Nick's reactions to danger are always some kind of preposterous stumbling panic leading into extreme violence. Nothing in the game
feels violent, the tone is confused, detached, kind of bad-comedy awkwardness. But he's always killing people in response to these situations in which he demonstrates no serious resolve of any kind. Which creates a very strange feeling as you go. This guy was obviously written by people uncomfortable with violence. The whole game could have been light and vapid to work around that, but the vestigial moral weight and general moral framing of Dead Rising 1 for whatever reason died hard. The game's bosses (primary "human" enemies) are associated with "sins". What does "sin" mean to Capcom Vancouver? Obviously it's just a vapid gimmick. They feel a vague responsibility to put a moral dimension in their story. It comes out as a series of rotely produced labels. "
uhhh, this guy was... angry... so Nick is going to stumble into his house, accidentally piss him off, then spend five minutes braining him with a double-sword-axe contraption. This is what it means to be serious. We believe we are a more serious culture than Japan (2013 remember)."
Nick Ramos is just a weak, humourless, void of a character spawned by a weak, humourless, void of a production. A product of a weak, humourless, void of a culture (Canada in 2013). This was set up to go very badly.

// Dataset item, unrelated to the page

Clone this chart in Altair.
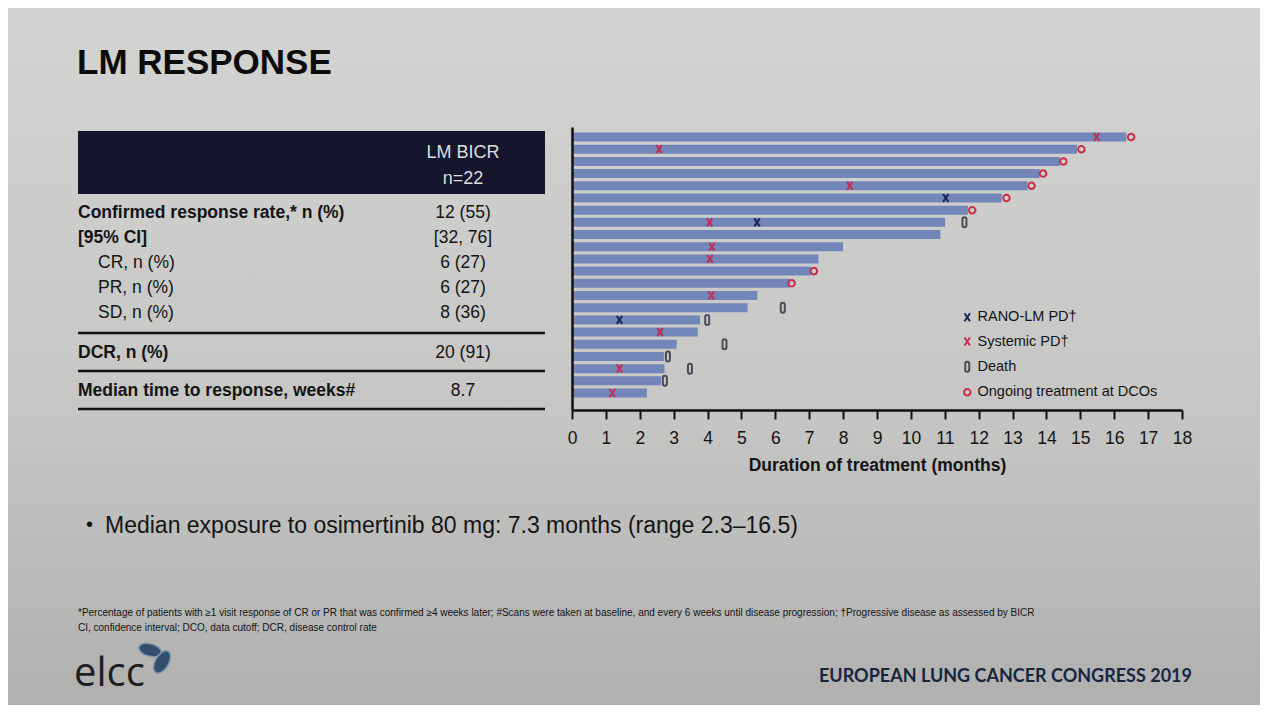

Another Obamagimmick to this game that I
liked, is that there's another character in the plot who is his own character for playing co-op. I played this game with a friend (wouldn't have made it otherwise) and had a fun time playing as him. The dueteragonist, Dick, looks like Nick but Blonde, and has a minor role in
some cutscenes that he's canonically present for. And while his presence is very thin, from what we see of him he's kind of a snarky asshole. And in those comments he gives off more of an impression of a real human inner life than Nick does across the whole game. Under these circumstances the general spirit of light negativity feels like a ray of something approaching humanity piercing through a dead overcast cover of Obama anticulture. Even then, Good God don't play the game for Dick. He's barely even a character. Just saying that because he's so light they felt no need to distort or mess with him and gave him a stock basic
type casting, which makes him feel like a better human foundation for a story than the actual protagonist who gets all the screentime.
If there's any fun in this game it's playing with a friend and dressing Nick and Dick like psychopaths while you blow things up for a while. I wrote all of this, so you can clearly see that my negative reaction to Nick Ramos means a lot to me. Is he my most hated protagonist? Well he's the one I immediately felt I could produce a wall of negativity on for your pleasure.